Figure 12. Midrange driver frequency response at 0 30 60 and 90 degrees1

When people ask me what the secret of mixing is, I answer: “Use as few (well recorded) tracks playing at once as possible, and you are golden.” Yes, because mixing is a job that gets exponentially more difficult the more tracks you are dealing with. This is due to the fact that not only each recorded instrument requires its own share of attention (dynamics/volume control, EQ sweetening, placement in the stereo field, spacial depth, and even effects if you wish), but also because each extra part adds a new variable in the mix, interacting in often unpredictable ways with the other sounds.

Busy arrangements invariably end up creating crowded midrange frequencies between 250Hz and 3Khz. That is where pretty much any instrument has its “body” and its “clarity” or “bite” (see picture). Sounds like strummed distorted guitars and keyboard pads make things even harder because they occupy an enormous frequency bandwidth, behaving like sonic blankets. Frequency interference between sounds creates phase-related conflicts that end up making some parts in the mix sound weak or bad.
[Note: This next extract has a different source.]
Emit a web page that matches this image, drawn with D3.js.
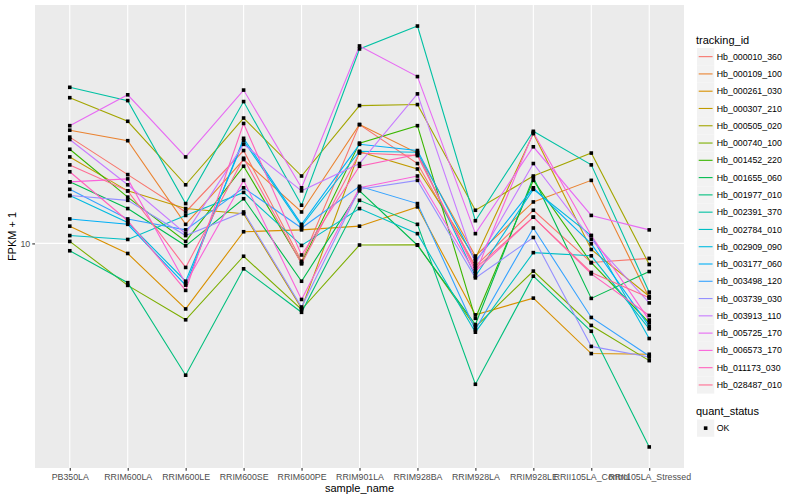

This is why a track that sounds glorious by itself may sound pathetic in the mix: Surrounding sounds are sucking frequencies out of it.
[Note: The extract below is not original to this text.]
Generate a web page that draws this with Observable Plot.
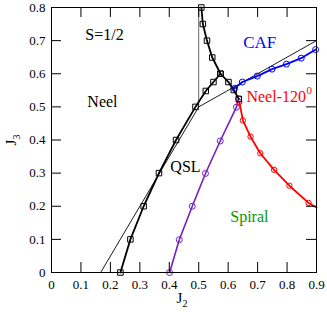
<!DOCTYPE html>
<html>
<head>
<meta charset="utf-8">
<script src="https://cdn.jsdelivr.net/npm/d3@7"></script>
<script src="https://cdn.jsdelivr.net/npm/@observablehq/plot@0.6"></script>
<style>
  html, body { margin: 0; padding: 0; background: #fff; }
  #chart { width: 327px; height: 315px; }
</style>
</head>
<body>
<div id="chart"></div>
<script>
// Tick values
const xTicks = [0, 0.1, 0.2, 0.3, 0.4, 0.5, 0.6, 0.7, 0.8, 0.9];
const yTicks = [0, 0.1, 0.2, 0.3, 0.4, 0.5, 0.6, 0.7, 0.8];

// QSL/Neel boundary (black squares), lower branch
const qslLowerJ2 = [0.234, 0.268, 0.313, 0.365, 0.423, 0.489, 0.524, 0.55, 0.574];
const qslLowerJ3 = [0, 0.1, 0.2, 0.3, 0.4, 0.5, 0.548, 0.575, 0.6];
// black squares, upper branch
const qslUpperJ2 = [0.509, 0.514, 0.528, 0.546, 0.574, 0.601, 0.619, 0.636];
const qslUpperJ3 = [0.8, 0.75, 0.7, 0.649, 0.6, 0.575, 0.551, 0.524];
// thin classical boundaries
const classicJ2 = [0.167, 0.5, 0.9];
const classicJ3 = [0, 0.5, 0.7];
const vertJ2 = [0.5, 0.5];
const vertJ3 = [0.5, 0.8];
// CAF boundary (blue circles)
const cafJ2 = [0.622, 0.648, 0.699, 0.749, 0.798, 0.848, 0.897];
const cafJ3 = [0.556, 0.575, 0.593, 0.614, 0.629, 0.647, 0.673];
// Neel-120 / Spiral boundary (red)
const redJ2 = [0.638, 0.65, 0.676, 0.709, 0.756, 0.808, 0.873, 0.9];
const redJ3 = [0.515, 0.459, 0.41, 0.36, 0.31, 0.262, 0.21, 0.196];
// QSL / Spiral boundary (purple circles)
const purpJ2 = [0.401, 0.434, 0.478, 0.523, 0.573, 0.628, 0.636];
const purpJ3 = [0, 0.099, 0.2, 0.299, 0.397, 0.499, 0.524];

const zip = (xs, ys) => xs.map((x, i) => ({x, y: ys[i]}));
const qslLower = zip(qslLowerJ2, qslLowerJ3);
const qslUpper = zip(qslUpperJ2, qslUpperJ3);
const classic = zip(classicJ2, classicJ3);
const vert = zip(vertJ2, vertJ3);
const caf = zip(cafJ2, cafJ3);
const red = zip(redJ2, redJ3);
const purp = zip(purpJ2, purpJ3);

const font = "Liberation Serif, DejaVu Serif";
const purple = "#7221bc";

const plot = Plot.plot({
  width: 327,
  height: 315,
  marginLeft: 51,
  marginRight: 11,
  marginTop: 7,
  marginBottom: 43,
  style: {fontFamily: font, fontSize: "13px", background: "white", color: "black"},
  x: {domain: [0, 0.9], label: null},
  y: {domain: [0, 0.8], label: null},
  marks: [
    // thin lines
    Plot.line(classic, {x: "x", y: "y", stroke: "black", strokeWidth: 0.9}),
    Plot.line(vert, {x: "x", y: "y", stroke: "#555", strokeWidth: 0.9}),
    // purple
    Plot.line(purp, {x: "x", y: "y", stroke: purple, strokeWidth: 1.6}),
    Plot.dot(purp, {x: "x", y: "y", r: 3, stroke: purple, strokeWidth: 1}),
    // red
    Plot.line(red, {x: "x", y: "y", stroke: "#ff0000", strokeWidth: 1.8}),
    Plot.dot(red, {filter: d => d.x < 0.89, x: "x", y: "y", r: 2.7, stroke: "#ff0000", strokeWidth: 1}),
    // black
    Plot.line(qslLower, {x: "x", y: "y", stroke: "black", strokeWidth: 1.8}),
    Plot.line(qslUpper, {x: "x", y: "y", stroke: "black", strokeWidth: 1.8}),
    Plot.dot(qslLower, {x: "x", y: "y", symbol: "square", r: 3.1, stroke: "black", strokeWidth: 1}),
    Plot.dot(qslUpper, {x: "x", y: "y", symbol: "square", r: 3.1, stroke: "black", strokeWidth: 1}),
    // blue
    Plot.line(caf, {x: "x", y: "y", stroke: "#0000ff", strokeWidth: 1.8}),
    Plot.dot(caf, {x: "x", y: "y", r: 3, stroke: "#0000ff", strokeWidth: 1}),
    // frame and inward ticks on all four sides
    Plot.frame({stroke: "black", strokeWidth: 1}),
    Plot.tickX(xTicks, {x: d => d, insetTop: 255, stroke: "black"}),
    Plot.tickX(xTicks, {x: d => d, insetBottom: 255, stroke: "black"}),
    Plot.tickY(yTicks, {y: d => d, insetRight: 255, stroke: "black"}),
    Plot.tickY(yTicks, {y: d => d, insetLeft: 255, stroke: "black"}),
    Plot.axisX(xTicks, {tickSize: 0, tickPadding: 7, fontSize: 13, tickFormat: d => String(d), label: null}),
    Plot.axisY(yTicks, {tickSize: 0, tickPadding: 6, fontSize: 13, tickFormat: d => String(d), label: null}),
    // region labels
    Plot.text(["S=1/2"], {x: 0.18, y: 0.716, text: d => d, fontSize: 16, fill: "black"}),
    Plot.text(["Neel"], {x: 0.173, y: 0.516, text: d => d, fontSize: 16, fill: "black"}),
    Plot.text(["QSL"], {x: 0.455, y: 0.32, text: d => d, fontSize: 16, fill: "black"}),
    Plot.text(["CAF"], {x: 0.707, y: 0.694, text: d => d, fontSize: 17, fill: "#0000ff"}),
    Plot.text(["Neel-120"], {x: 0.662, y: 0.53, text: d => d, fontSize: 16, fill: "#ff0000", textAnchor: "start"}),
    Plot.text(["0"], {x: 0.662, y: 0.53, dx: 60, dy: -6, text: d => d, fontSize: 11, fill: "#ff0000", textAnchor: "start"}),
    Plot.text(["Spiral"], {x: 0.672, y: 0.169, text: d => d, fontSize: 16, fill: "#009a00"})
  ]
});

document.getElementById("chart").appendChild(plot);

// Axis titles with subscripts
const svg = d3.select(plot);
const xt = svg.append("text")
  .attr("x", 182).attr("y", 303)
  .attr("font-family", font).attr("font-size", 15).attr("fill", "black")
  .attr("text-anchor", "middle");
xt.append("tspan").text("J");
xt.append("tspan").attr("font-size", 10).attr("dy", 4).text("2");

const yt = svg.append("text")
  .attr("transform", "translate(16,140) rotate(-90)")
  .attr("font-family", font).attr("font-size", 15).attr("fill", "black")
  .attr("text-anchor", "middle");
yt.append("tspan").text("J");
yt.append("tspan").attr("font-size", 10).attr("dy", 4).text("3");
</script>
</body>
</html>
But paradoxically, “sucking frequencies out of the tracks” is exactly what mixing engineers do to make their mixes sound better: They pick and choose the “indispensable” frequencies for each instrument (normally a body frequency and a clarity one), maybe boost them a little with EQ while cutting more drastically what can be sacrificed. In particular, make sure you keep the mid low frequencies under control with a low shelf EQ, and just cut out altogether bass frequencies for instruments that don’t need them with a hi-pass filter tailored to each instrument (roll it back and forth until you hear you are cutting too much).

This, of course, limits the amount of conflicts between the tracks, but the more tracks you have, the harder it gets to carve out some room for everything. Fortunately, the stereo field also helps: If two instruments are sitting in the same frequency range, they can be placed far right and far left.- PDG

(In the picture: some instruments have no bass, some have no highs, but almost all of them have mid frequencies).